_Supplied material:_
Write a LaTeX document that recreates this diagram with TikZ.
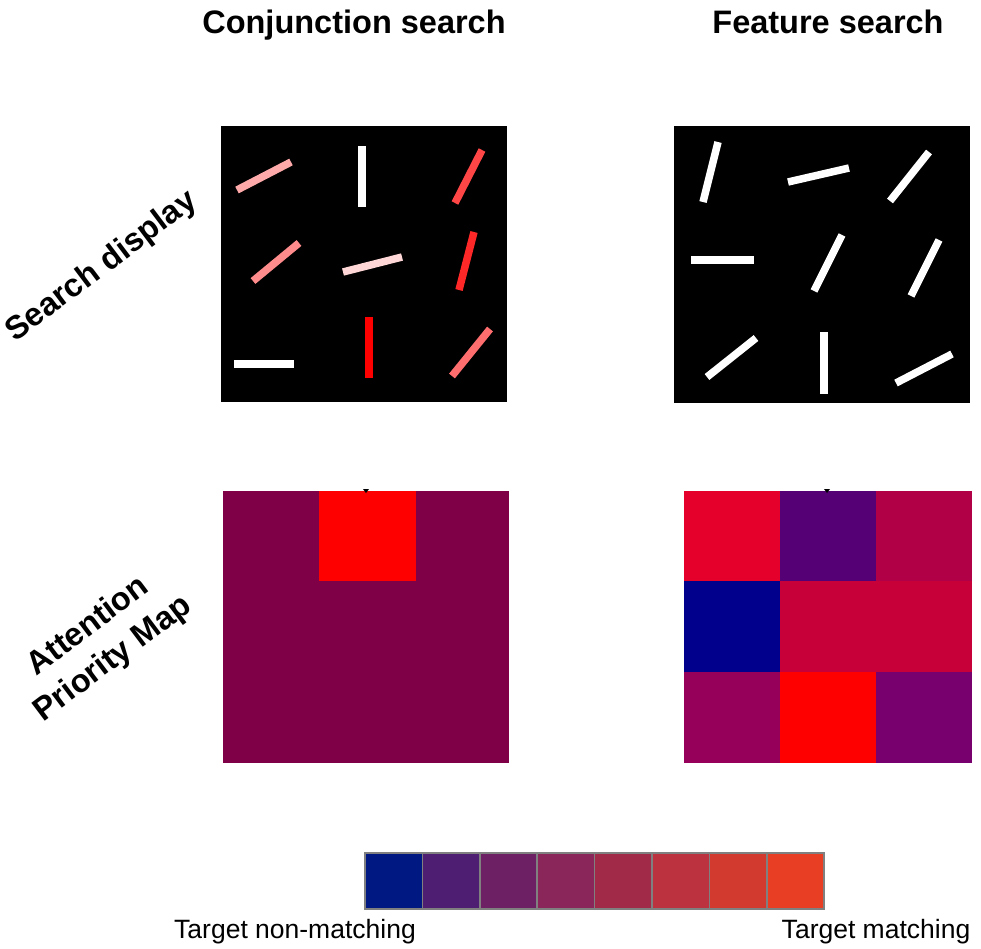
\documentclass[tikz,border=0pt]{standalone}
\usepackage{fontspec}
\setmainfont{Liberation Sans}
\definecolor{MapBase}{RGB}{127,0,70}
\definecolor{MapRed}{RGB}{255,0,0}
\definecolor{MapA}{RGB}{228,0,43}
\definecolor{MapB}{RGB}{85,0,117}
\definecolor{MapC}{RGB}{178,0,70}
\definecolor{MapD}{RGB}{0,0,140}
\definecolor{MapE}{RGB}{200,0,58}
\definecolor{MapF}{RGB}{150,0,90}
\definecolor{MapG}{RGB}{120,0,110}
\definecolor{cb1}{RGB}{0,25,130}
\definecolor{cb2}{RGB}{78,30,115}
\definecolor{cb3}{RGB}{110,32,100}
\definecolor{cb4}{RGB}{138,38,90}
\definecolor{cb5}{RGB}{160,42,72}
\definecolor{cb6}{RGB}{188,50,62}
\definecolor{cb7}{RGB}{210,58,48}
\definecolor{cb8}{RGB}{232,62,36}
\usetikzlibrary{positioning}
\tikzset{
    title/.style={font=\fontsize{32.5}{40}\selectfont\bfseries,inner sep=0pt},
    rowlabel/.style={font=\fontsize{32.5}{41}\selectfont\bfseries,inner sep=0pt,align=center,rotate=37},
    scalelabel/.style={font=\fontsize{26.5}{32}\selectfont,inner sep=0pt,anchor=base},
    panel/.style={fill=black,inner sep=0pt,minimum width=#1},
    bar/.style={line width=7.5pt,line cap=butt},
    cell/.style={draw=gray,line width=1.5pt,inner sep=0pt,minimum width=57.4pt,minimum height=56pt},
}

\begin{document}
\begin{tikzpicture}[x=1pt,y=-1pt]
        \useasboundingbox (0,0) rectangle (981,948);
        % column and row titles
        \node[title,anchor=base] (conjtitle) at (354,33) {Conjunction search};
        \node[title,anchor=base] (feattitle) at (828,33) {Feature search};
        \node[rowlabel] (displabel) at (102,267) {Search display};
        \node[rowlabel] (maplabel) at (101,643) {Attention\\Priority Map};

        % search displays
        \node[panel=286pt,minimum height=276pt] (conjdisp) at (364,264) {};
        \node[panel=296pt,minimum height=277pt] (featdisp) at (822,264.5) {};
        \draw[bar,color={rgb,255:red,255;green,170;blue,170}] (237,190) -- (291,162);
        \draw[bar,white] (362,146) -- (362,207);
        \draw[bar,color={rgb,255:red,255;green,70;blue,70}] (455,203) -- (482,150);
        \draw[bar,color={rgb,255:red,255;green,140;blue,140}] (253,281) -- (299,243);
        \draw[bar,color={rgb,255:red,255;green,215;blue,215}] (343,272) -- (402,257);
        \draw[bar,color={rgb,255:red,255;green,40;blue,40}] (459,290) -- (474,232);
        \draw[bar,white] (234,364) -- (294,364);
        \draw[bar,MapRed] (369,317) -- (369,378);
        \draw[bar,color={rgb,255:red,255;green,110;blue,110}] (452,376) -- (490,329);
        \begin{scope}[bar,white]
            \draw (703,202) -- (718,142);
            \draw (788,182) -- (849,168);
            \draw (890,201) -- (929,152);
            \draw (691,260) -- (754,260);
            \draw (814,291) -- (842,235);
            \draw (911,296) -- (939,240);
            \draw (707,377) -- (756,338);
            \draw (824,332) -- (824,394);
            \draw (896,383) -- (952,354);
        \end{scope}

        % attention priority maps
        \fill[MapBase] (223,491) rectangle (509,763);
        \fill[MapRed] (319,491) rectangle (416,581);
        \fill[black] (363,489) -- (369,489) -- (366,493) -- cycle;
        \fill[MapA] (684,491) rectangle (780,581);
        \fill[MapB] (780,491) rectangle (876,581);
        \fill[MapC] (876,491) rectangle (972,581);
        \fill[MapD] (684,581) rectangle (780,672);
        \fill[MapE] (780,581) rectangle (972,672);
        \fill[MapF] (684,672) rectangle (780,763);
        \fill[MapRed] (780,672) rectangle (876,763);
        \fill[MapG] (876,672) rectangle (972,763);
        \fill[black] (824,489) -- (830,489) -- (827,493) -- cycle;

        % colour scale
        \foreach \i in {1,...,8}
            \node[cell,fill=cb\i] (cb\i) at ({365+(\i-0.5)*57.4},881) {};
        \node[scalelabel] (nonmatch) at (295,938) {Target non-matching};
        \node[scalelabel] (match) at (876,938) {Target matching};
    \end{tikzpicture}
\end{document}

_Your objective:_ Omit every picture while copying the listing above exactly.

_Full output:_
Write a LaTeX document that recreates this diagram with TikZ.
\documentclass[tikz,border=0pt]{standalone}
\usepackage{fontspec}
\setmainfont{Liberation Sans}
\definecolor{MapBase}{RGB}{127,0,70}
\definecolor{MapRed}{RGB}{255,0,0}
\definecolor{MapA}{RGB}{228,0,43}
\definecolor{MapB}{RGB}{85,0,117}
\definecolor{MapC}{RGB}{178,0,70}
\definecolor{MapD}{RGB}{0,0,140}
\definecolor{MapE}{RGB}{200,0,58}
\definecolor{MapF}{RGB}{150,0,90}
\definecolor{MapG}{RGB}{120,0,110}
\definecolor{cb1}{RGB}{0,25,130}
\definecolor{cb2}{RGB}{78,30,115}
\definecolor{cb3}{RGB}{110,32,100}
\definecolor{cb4}{RGB}{138,38,90}
\definecolor{cb5}{RGB}{160,42,72}
\definecolor{cb6}{RGB}{188,50,62}
\definecolor{cb7}{RGB}{210,58,48}
\definecolor{cb8}{RGB}{232,62,36}
\usetikzlibrary{positioning}
\tikzset{
    title/.style={font=\fontsize{32.5}{40}\selectfont\bfseries,inner sep=0pt},
    rowlabel/.style={font=\fontsize{32.5}{41}\selectfont\bfseries,inner sep=0pt,align=center,rotate=37},
    scalelabel/.style={font=\fontsize{26.5}{32}\selectfont,inner sep=0pt,anchor=base},
    panel/.style={fill=black,inner sep=0pt,minimum width=#1},
    bar/.style={line width=7.5pt,line cap=butt},
    cell/.style={draw=gray,line width=1.5pt,inner sep=0pt,minimum width=57.4pt,minimum height=56pt},
}

\begin{document}
\begin{tikzpicture}[x=1pt,y=-1pt]
        \useasboundingbox (0,0) rectangle (981,948);
        % column and row titles
        \node[title,anchor=base] (conjtitle) at (354,33) {Conjunction search};
        \node[title,anchor=base] (feattitle) at (828,33) {Feature search};
        \node[rowlabel] (displabel) at (102,267) {Search display};
        \node[rowlabel] (maplabel) at (101,643) {Attention\\Priority Map};

        % search displays
        \node[panel=286pt,minimum height=276pt] (conjdisp) at (364,264) {};
        \node[panel=296pt,minimum height=277pt] (featdisp) at (822,264.5) {};
        \draw[bar,color={rgb,255:red,255;green,170;blue,170}] (237,190) -- (291,162);
        \draw[bar,white] (362,146) -- (362,207);
        \draw[bar,color={rgb,255:red,255;green,70;blue,70}] (455,203) -- (482,150);
        \draw[bar,color={rgb,255:red,255;green,140;blue,140}] (253,281) -- (299,243);
        \draw[bar,color={rgb,255:red,255;green,215;blue,215}] (343,272) -- (402,257);
        \draw[bar,color={rgb,255:red,255;green,40;blue,40}] (459,290) -- (474,232);
        \draw[bar,white] (234,364) -- (294,364);
        \draw[bar,MapRed] (369,317) -- (369,378);
        \draw[bar,color={rgb,255:red,255;green,110;blue,110}] (452,376) -- (490,329);
        \begin{scope}[bar,white]
            \draw (703,202) -- (718,142);
            \draw (788,182) -- (849,168);
            \draw (890,201) -- (929,152);
            \draw (691,260) -- (754,260);
            \draw (814,291) -- (842,235);
            \draw (911,296) -- (939,240);
            \draw (707,377) -- (756,338);
            \draw (824,332) -- (824,394);
            \draw (896,383) -- (952,354);
        \end{scope}

        % attention priority maps
        \fill[MapBase] (223,491) rectangle (509,763);
        \fill[MapRed] (319,491) rectangle (416,581);
        \fill[black] (363,489) -- (369,489) -- (366,493) -- cycle;
        \fill[MapA] (684,491) rectangle (780,581);
        \fill[MapB] (780,491) rectangle (876,581);
        \fill[MapC] (876,491) rectangle (972,581);
        \fill[MapD] (684,581) rectangle (780,672);
        \fill[MapE] (780,581) rectangle (972,672);
        \fill[MapF] (684,672) rectangle (780,763);
        \fill[MapRed] (780,672) rectangle (876,763);
        \fill[MapG] (876,672) rectangle (972,763);
        \fill[black] (824,489) -- (830,489) -- (827,493) -- cycle;

        % colour scale
        \foreach \i in {1,...,8}
            \node[cell,fill=cb\i] (cb\i) at ({365+(\i-0.5)*57.4},881) {};
        \node[scalelabel] (nonmatch) at (295,938) {Target non-matching};
        \node[scalelabel] (match) at (876,938) {Target matching};
    \end{tikzpicture}
\end{document}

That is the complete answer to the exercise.